Yum. That's all I can say. These were made up on a whim and turned out so good! I'm not sure what kind of tomatoes these would be, they were like cherry ones, only bigger. Not quite plum sized either. Doesn't matter, they were delicious.
Last night I wanted to make a side to go with our pasta so I had this plan to stuff big tomatoes with chunks of chicken, peppers and feta cheese. Didn't quite happen.
You see I'm nearing the end of the groceries and this is actually when I get most creative. Tim Gunn, "Make it work" kinda thing if you will.
So this is what I had. Tiny tomatoes, chicken, frozen red and yellow bell peppers and whipped cream cheese. Doable.
I diced my chicken and peppers and began cooking them up in a skillet. And it didn't take me long to realize there was no way I would be able to stuff them into the itty bitty tomatoes. Oh, and I scooped the tomato seeds with a pairing knife and melon baller.
So back to my dilemma. How was I to pack all this flavor into those little gems? I'm going to say it, and you might be sick of it, but I can promised I'll keep saying it.
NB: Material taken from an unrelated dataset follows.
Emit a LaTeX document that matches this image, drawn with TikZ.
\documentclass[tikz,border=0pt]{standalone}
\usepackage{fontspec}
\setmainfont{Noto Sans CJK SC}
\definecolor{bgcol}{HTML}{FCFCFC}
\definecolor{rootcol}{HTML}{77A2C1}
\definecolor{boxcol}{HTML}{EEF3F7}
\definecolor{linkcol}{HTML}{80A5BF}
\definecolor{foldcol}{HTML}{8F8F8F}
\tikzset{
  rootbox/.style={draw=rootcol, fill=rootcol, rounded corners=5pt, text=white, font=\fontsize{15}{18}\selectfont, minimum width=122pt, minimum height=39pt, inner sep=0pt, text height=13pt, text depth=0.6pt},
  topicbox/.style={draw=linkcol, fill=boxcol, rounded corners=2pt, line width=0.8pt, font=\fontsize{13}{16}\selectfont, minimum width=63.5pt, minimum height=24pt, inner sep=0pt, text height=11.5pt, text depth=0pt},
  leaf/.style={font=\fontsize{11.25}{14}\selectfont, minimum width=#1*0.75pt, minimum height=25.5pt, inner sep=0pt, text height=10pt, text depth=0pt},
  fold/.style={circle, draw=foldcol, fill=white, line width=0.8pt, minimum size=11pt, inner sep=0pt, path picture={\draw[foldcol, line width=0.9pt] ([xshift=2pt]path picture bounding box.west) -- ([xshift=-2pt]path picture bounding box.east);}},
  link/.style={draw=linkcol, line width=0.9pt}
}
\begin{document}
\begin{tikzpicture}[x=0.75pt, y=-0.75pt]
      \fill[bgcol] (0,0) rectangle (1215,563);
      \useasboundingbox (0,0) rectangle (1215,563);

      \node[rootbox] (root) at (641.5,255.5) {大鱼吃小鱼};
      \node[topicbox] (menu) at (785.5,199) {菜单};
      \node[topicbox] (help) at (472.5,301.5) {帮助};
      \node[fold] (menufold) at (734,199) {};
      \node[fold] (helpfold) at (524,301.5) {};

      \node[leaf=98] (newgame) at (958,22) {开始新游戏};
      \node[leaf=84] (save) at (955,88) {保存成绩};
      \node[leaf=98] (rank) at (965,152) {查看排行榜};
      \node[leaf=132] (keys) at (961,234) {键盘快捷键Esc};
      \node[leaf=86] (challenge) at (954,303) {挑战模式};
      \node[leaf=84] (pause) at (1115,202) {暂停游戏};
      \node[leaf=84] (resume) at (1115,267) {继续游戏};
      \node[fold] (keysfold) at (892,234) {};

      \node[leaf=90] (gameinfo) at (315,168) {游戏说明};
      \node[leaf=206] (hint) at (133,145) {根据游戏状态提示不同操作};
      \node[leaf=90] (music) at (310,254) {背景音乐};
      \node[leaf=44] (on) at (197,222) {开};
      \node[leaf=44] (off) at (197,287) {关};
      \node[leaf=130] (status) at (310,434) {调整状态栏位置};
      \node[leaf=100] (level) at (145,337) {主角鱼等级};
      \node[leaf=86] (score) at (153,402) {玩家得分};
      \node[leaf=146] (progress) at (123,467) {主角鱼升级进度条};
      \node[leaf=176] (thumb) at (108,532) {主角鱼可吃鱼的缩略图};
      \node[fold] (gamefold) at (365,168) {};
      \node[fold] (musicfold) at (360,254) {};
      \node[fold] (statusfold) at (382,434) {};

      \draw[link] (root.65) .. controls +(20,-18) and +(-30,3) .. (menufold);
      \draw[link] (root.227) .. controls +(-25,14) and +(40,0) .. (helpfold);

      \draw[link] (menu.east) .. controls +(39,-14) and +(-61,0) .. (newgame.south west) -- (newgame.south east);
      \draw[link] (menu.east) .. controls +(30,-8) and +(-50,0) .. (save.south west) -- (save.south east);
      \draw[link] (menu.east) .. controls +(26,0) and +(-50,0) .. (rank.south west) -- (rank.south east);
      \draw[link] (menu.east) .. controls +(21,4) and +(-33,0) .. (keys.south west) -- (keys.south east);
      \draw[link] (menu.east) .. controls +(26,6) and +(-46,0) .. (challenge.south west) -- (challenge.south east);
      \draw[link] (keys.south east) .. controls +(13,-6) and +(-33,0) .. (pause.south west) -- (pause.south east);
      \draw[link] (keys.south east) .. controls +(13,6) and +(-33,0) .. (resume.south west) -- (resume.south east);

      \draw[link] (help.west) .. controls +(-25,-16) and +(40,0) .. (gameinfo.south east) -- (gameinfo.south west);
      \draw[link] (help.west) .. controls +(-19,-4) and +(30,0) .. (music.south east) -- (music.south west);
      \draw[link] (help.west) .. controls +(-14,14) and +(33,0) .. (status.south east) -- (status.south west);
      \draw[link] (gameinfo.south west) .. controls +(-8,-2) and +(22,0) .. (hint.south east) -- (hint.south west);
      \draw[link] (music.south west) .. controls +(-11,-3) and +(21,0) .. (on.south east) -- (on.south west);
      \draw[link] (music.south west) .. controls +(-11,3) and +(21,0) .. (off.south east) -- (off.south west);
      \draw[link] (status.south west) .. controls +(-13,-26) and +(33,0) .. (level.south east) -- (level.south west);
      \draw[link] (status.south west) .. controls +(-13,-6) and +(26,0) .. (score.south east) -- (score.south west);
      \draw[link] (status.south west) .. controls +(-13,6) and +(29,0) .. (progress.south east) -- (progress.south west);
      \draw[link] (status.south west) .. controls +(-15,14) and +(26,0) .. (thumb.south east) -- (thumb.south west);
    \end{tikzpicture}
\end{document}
Magic Bullet.
I put the chicken, peppers, cream cheese and Italian seasoning in the MB and pulsed it into a pate' of sorts and plopped it into a Ziploc baggy. Plopped, appetizing.
Then I cut of one of the corners so I could piped it into the tomatoes...kind of like icing. Does this sound weird? I promise it's amazing.
So fill them up with the mixture, I used my mini muffin pan so they wouldn't fall over in the oven. Sprinkle them with some more seasoning and put them in an oven at 300 for about 10 min. or so. I like to broil them for the last few minutes to get that pretty color.
After that it's up to you. Serve them alone or as a side. They are truly scrumptious and we had zero leftovers. Happy stuffing!